## start Dataset extract

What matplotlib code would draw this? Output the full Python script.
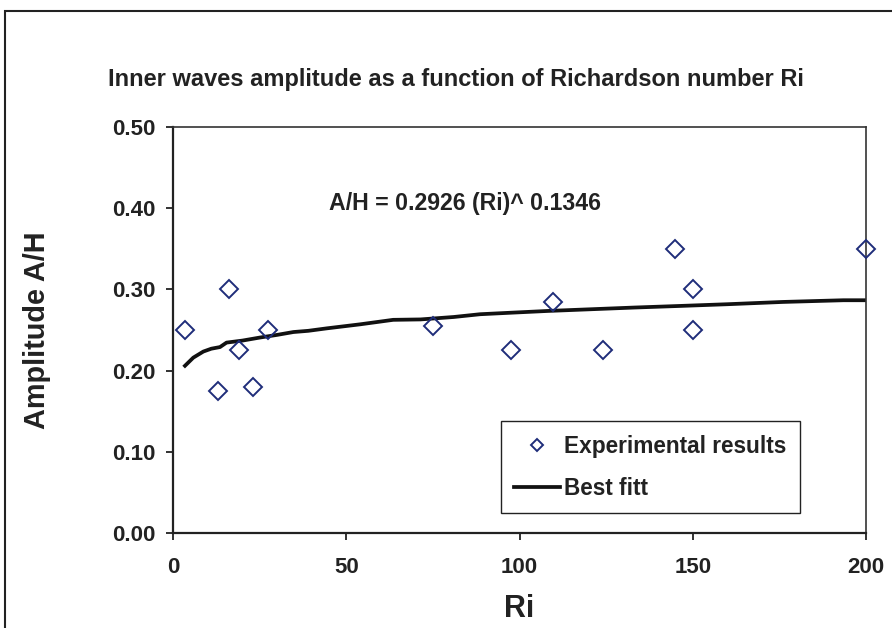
import matplotlib
matplotlib.use('Agg')
import matplotlib.pyplot as plt
from matplotlib.patches import Rectangle

plt.rcParams['font.family'] = ['Liberation Sans', 'DejaVu Sans']
plt.rcParams['font.weight'] = 'bold'

# experimental points
exp_ri = [3.5, 13, 16, 19, 23, 27.5, 75, 97.5, 109.5, 124, 145, 150, 150, 200]
exp_ah = [0.25, 0.175, 0.30, 0.225, 0.18, 0.25, 0.255, 0.225, 0.285, 0.225, 0.35, 0.30, 0.25, 0.35]

# best fit curve (stepped as in the original)
fit_ri = [3.4, 5.8, 8.7, 11, 13.5, 15.4, 20, 25, 30, 34.7, 39, 44.3, 54, 63.5,
          71.4, 81, 88.6, 98.2, 108, 120.5, 133, 146.4, 160, 176, 193.5, 200]
fit_ah = [0.206, 0.216, 0.2235, 0.227, 0.229, 0.2345, 0.237, 0.2407, 0.244, 0.2475,
          0.249, 0.252, 0.257, 0.2625, 0.263, 0.266, 0.2694, 0.2714, 0.2734, 0.2755,
          0.2776, 0.2796, 0.2817, 0.2845, 0.2866, 0.2866]

x_ticks = [0, 50, 100, 150, 200]
y_ticks = [0.0, 0.1, 0.2, 0.3, 0.4, 0.5]

fig = plt.figure(figsize=(8.92, 6.28), dpi=100)
ax = fig.add_axes([173.2 / 892, 1 - 533.3 / 628, 692.8 / 892, 406.6 / 628])

ax.plot(fit_ri, fit_ah, '-', color='#111111', lw=2.7, label='Best fitt', zorder=2)
ax.plot(exp_ri, exp_ah, 'D', ms=9.2, mfc='none', mec='#1f2d7a', mew=1.4,
        label='Experimental results', clip_on=False, zorder=3)

ax.set_xlim(0, 200)
ax.set_ylim(0, 0.5)
ax.set_xticks(x_ticks)
ax.set_yticks(y_ticks)
ax.set_yticklabels([f'{v:.2f}' for v in y_ticks])
ax.tick_params(axis='both', direction='out', length=5, width=1.3, colors='#222222',
               labelsize=16)
ax.tick_params(axis='y', pad=8)
ax.tick_params(axis='x', pad=12)
for lab in ax.get_xticklabels() + ax.get_yticklabels():
    lab.set_fontweight('bold')

for side in ['left', 'bottom']:
    ax.spines[side].set_linewidth(1.6)
    ax.spines[side].set_color('#222222')
for side in ['top', 'right']:
    ax.spines[side].set_linewidth(1.2)
    ax.spines[side].set_color('#333333')

ax.set_xlabel('Ri', fontsize=22, fontweight='bold', color='#222222', va='baseline')
ax.xaxis.set_label_coords(0.5, (533.3 - 617) / 406.6)
ax.set_ylabel('Amplitude A/H', fontsize=20.8, fontweight='bold', color='#222222', va='center')
ax.yaxis.set_label_coords((37 - 173.2) / 692.8, 0.5)

ax.text(45, 0.397, 'A/H = 0.2926 (Ri)^ 0.1346', fontsize=16.7, fontweight='bold',
        color='#222222', va='baseline', ha='left')

fig.text(455.5 / 892, 1 - 86 / 628,
         'Inner waves amplitude as a function of Richardson number Ri',
         fontsize=17, fontweight='bold', color='#222222', ha='center', va='baseline')

# legend: diamond first, then line
handles, labels = ax.get_legend_handles_labels()
leg = ax.legend(handles[::-1], labels[::-1], loc='upper left',
                bbox_to_anchor=((500.7 - 173.2) / 692.8, (533.3 - 421) / 406.6),
                borderaxespad=0, fontsize=16.3, frameon=True, fancybox=False,
                edgecolor='#222222', framealpha=1, handlelength=2.0,
                handletextpad=0.2, borderpad=0.6, labelspacing=0.85, markerscale=0.7)
leg.get_frame().set_linewidth(1.0)
for t in leg.get_texts():
    t.set_fontweight('bold')
    t.set_color('#222222')

# outer chart border
fig.add_artist(Rectangle((5 / 892, -0.1), 1.2, 1.1 - 11 / 628, transform=fig.transFigure,
                         fill=False, lw=1.5, edgecolor='#222222'))

fig.savefig('out.png', dpi=100)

## end Dataset extract

Task brief:
Using the listing above, locate the lines that hold "matplotlib" and copy each one.

Full answer:
What matplotlib code would draw this? Output the full Python script.
import matplotlib
matplotlib.use('Agg')
import matplotlib.pyplot as plt
from matplotlib.patches import Rectangle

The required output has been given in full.